# H.O DETROIT Chris mullis



## wyatt641 (Jan 14, 2012)

hey guys did not know him..but someone asked me if chris mullis was still alive..I knew a few years ago he was ill and that he had a slew of people he had controversy with and drama......I have yet to see someone perfect the work he did..couple of guys out there are close but seems he and the art of detail are gone....anyone know if he is alive and kicking??the nature of this hobby is always ever changing..I see the h.o Detroit. cars are very pricey also..I have a couple but never paid whats being asked for them now...all the best 
Dave


----------



## alpink (Aug 22, 2010)

I haven't seen anything about Chris for a long time.
I have done direct transactions with him and all satisfactory. mine were not big purchases though.
and, yes, I know one person who did have a problem with Chris which resulted in the H.O. Detroit name being shelved and Chris continued on his own after with a different moniker.
I have many of his Willys and I am happy as can be with them.
I certainly cannot afford the prices H.O. Detroit items are getting these days.

maybe someone else has current news?


----------



## TUFFONE (Dec 21, 2004)

alpink said:


> I haven't seen anything about Chris for a long time.
> I have done direct transactions with him and all satisfactory. mine were not big purchases though.
> and, yes, I know one person who did have a problem with Chris which resulted in the H.O. Detroit name being shelved and Chris continued on his own after with a different moniker.
> I have many of his Willys and I am happy as can be with them.
> ...


I believe he is still around.

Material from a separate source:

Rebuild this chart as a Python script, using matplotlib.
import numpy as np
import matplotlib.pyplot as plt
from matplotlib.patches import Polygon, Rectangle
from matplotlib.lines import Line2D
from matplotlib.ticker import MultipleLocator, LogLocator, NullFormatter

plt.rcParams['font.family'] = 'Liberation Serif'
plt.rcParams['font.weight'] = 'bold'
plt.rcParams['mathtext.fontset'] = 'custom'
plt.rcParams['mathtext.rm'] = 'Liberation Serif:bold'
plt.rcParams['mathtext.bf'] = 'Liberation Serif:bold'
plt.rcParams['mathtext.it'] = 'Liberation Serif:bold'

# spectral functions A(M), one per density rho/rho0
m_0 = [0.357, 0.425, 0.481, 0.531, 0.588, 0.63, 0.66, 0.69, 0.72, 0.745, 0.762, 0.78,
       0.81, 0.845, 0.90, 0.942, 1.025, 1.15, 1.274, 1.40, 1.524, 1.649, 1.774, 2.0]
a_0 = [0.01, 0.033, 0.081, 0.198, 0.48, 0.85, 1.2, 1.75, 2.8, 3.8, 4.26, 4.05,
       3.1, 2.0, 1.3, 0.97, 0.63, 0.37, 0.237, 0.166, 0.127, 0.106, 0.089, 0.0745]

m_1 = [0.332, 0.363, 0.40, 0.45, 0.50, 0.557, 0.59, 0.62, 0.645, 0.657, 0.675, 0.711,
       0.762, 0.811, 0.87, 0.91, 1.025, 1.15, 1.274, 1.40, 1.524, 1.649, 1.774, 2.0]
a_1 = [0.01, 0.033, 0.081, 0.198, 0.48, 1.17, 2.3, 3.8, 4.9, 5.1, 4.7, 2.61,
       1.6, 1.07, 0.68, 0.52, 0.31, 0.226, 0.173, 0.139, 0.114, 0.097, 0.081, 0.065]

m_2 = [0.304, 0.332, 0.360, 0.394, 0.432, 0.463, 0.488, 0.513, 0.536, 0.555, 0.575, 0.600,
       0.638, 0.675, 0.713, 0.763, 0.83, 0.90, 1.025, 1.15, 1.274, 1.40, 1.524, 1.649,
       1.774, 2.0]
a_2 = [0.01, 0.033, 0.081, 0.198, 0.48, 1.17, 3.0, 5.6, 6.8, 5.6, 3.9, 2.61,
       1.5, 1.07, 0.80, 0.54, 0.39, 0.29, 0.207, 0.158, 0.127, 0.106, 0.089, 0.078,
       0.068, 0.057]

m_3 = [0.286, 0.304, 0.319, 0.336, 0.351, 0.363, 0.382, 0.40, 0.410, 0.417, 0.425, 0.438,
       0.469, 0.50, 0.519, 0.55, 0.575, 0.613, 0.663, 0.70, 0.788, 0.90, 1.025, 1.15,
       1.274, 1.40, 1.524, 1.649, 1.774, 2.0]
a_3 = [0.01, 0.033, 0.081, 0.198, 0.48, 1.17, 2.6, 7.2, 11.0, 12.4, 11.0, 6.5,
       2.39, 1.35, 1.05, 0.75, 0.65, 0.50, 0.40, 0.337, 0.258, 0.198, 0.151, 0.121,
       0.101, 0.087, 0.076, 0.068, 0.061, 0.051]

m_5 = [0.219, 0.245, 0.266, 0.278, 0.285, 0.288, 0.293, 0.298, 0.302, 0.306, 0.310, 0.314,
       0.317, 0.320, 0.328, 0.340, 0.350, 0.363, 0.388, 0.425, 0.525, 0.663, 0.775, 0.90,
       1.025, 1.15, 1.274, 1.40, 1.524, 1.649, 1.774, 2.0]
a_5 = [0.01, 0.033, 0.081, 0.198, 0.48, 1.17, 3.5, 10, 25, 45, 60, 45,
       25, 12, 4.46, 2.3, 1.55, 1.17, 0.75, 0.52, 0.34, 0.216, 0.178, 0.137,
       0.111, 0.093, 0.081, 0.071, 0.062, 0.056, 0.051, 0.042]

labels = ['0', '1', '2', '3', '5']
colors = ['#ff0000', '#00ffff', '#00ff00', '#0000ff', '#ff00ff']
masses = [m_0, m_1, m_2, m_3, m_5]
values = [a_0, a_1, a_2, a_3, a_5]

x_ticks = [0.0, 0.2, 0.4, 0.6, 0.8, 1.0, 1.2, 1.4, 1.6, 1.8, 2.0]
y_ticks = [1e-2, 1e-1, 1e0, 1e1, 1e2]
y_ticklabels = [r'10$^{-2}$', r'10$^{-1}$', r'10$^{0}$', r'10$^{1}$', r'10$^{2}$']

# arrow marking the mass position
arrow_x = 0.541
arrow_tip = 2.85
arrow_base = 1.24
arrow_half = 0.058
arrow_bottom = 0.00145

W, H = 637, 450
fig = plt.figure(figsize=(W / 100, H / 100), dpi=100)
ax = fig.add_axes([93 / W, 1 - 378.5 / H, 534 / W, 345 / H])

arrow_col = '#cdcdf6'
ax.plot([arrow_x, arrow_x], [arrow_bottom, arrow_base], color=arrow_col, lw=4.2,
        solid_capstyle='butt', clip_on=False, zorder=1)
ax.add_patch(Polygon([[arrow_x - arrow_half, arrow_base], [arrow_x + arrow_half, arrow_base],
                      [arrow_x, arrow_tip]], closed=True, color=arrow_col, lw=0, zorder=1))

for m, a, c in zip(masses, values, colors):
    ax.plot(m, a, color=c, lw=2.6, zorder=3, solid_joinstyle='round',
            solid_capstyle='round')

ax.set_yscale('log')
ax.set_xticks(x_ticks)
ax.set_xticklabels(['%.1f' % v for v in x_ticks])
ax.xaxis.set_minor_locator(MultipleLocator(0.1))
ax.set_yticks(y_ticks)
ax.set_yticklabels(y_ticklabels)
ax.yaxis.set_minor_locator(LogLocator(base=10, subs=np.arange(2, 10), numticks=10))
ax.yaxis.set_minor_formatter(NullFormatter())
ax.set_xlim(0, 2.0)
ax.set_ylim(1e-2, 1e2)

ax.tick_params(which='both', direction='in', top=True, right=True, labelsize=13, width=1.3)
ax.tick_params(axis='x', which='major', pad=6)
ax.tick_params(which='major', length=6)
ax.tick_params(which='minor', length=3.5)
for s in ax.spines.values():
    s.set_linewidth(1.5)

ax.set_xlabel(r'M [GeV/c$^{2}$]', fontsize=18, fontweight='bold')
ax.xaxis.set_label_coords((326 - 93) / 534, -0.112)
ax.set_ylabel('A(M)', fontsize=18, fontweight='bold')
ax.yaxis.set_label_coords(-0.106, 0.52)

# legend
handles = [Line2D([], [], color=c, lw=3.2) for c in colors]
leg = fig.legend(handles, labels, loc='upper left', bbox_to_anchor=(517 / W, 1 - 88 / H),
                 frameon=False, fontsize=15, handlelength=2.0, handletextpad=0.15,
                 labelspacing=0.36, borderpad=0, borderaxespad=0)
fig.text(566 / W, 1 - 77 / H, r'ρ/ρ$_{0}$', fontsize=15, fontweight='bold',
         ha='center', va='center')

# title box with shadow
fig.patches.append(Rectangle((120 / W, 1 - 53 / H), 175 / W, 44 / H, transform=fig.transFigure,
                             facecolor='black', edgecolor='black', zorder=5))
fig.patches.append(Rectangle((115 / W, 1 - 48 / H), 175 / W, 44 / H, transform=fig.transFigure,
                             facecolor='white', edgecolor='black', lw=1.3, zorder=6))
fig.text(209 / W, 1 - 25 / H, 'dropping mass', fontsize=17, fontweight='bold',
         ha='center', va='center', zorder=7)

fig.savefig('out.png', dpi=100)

I bought a bunch of Bauer cars from him a few years ago...


----------



## wyatt641 (Jan 14, 2012)

I read on Facebook he passed away.....can anyone confirm??


----------



## Milton Fox Racing (May 27, 2014)

Where did he live?


----------



## wyatt641 (Jan 14, 2012)

Milton Fox Racing said:


> Where did he live?


NOT SURE..THOUGHT ONE OF THE ELDER STATEMEN WOULD KNOW


----------



## Milton Fox Racing (May 27, 2014)

Or where product shipped from. I only found one recent obiturary from Georgie but no back ground was listed other than family.


----------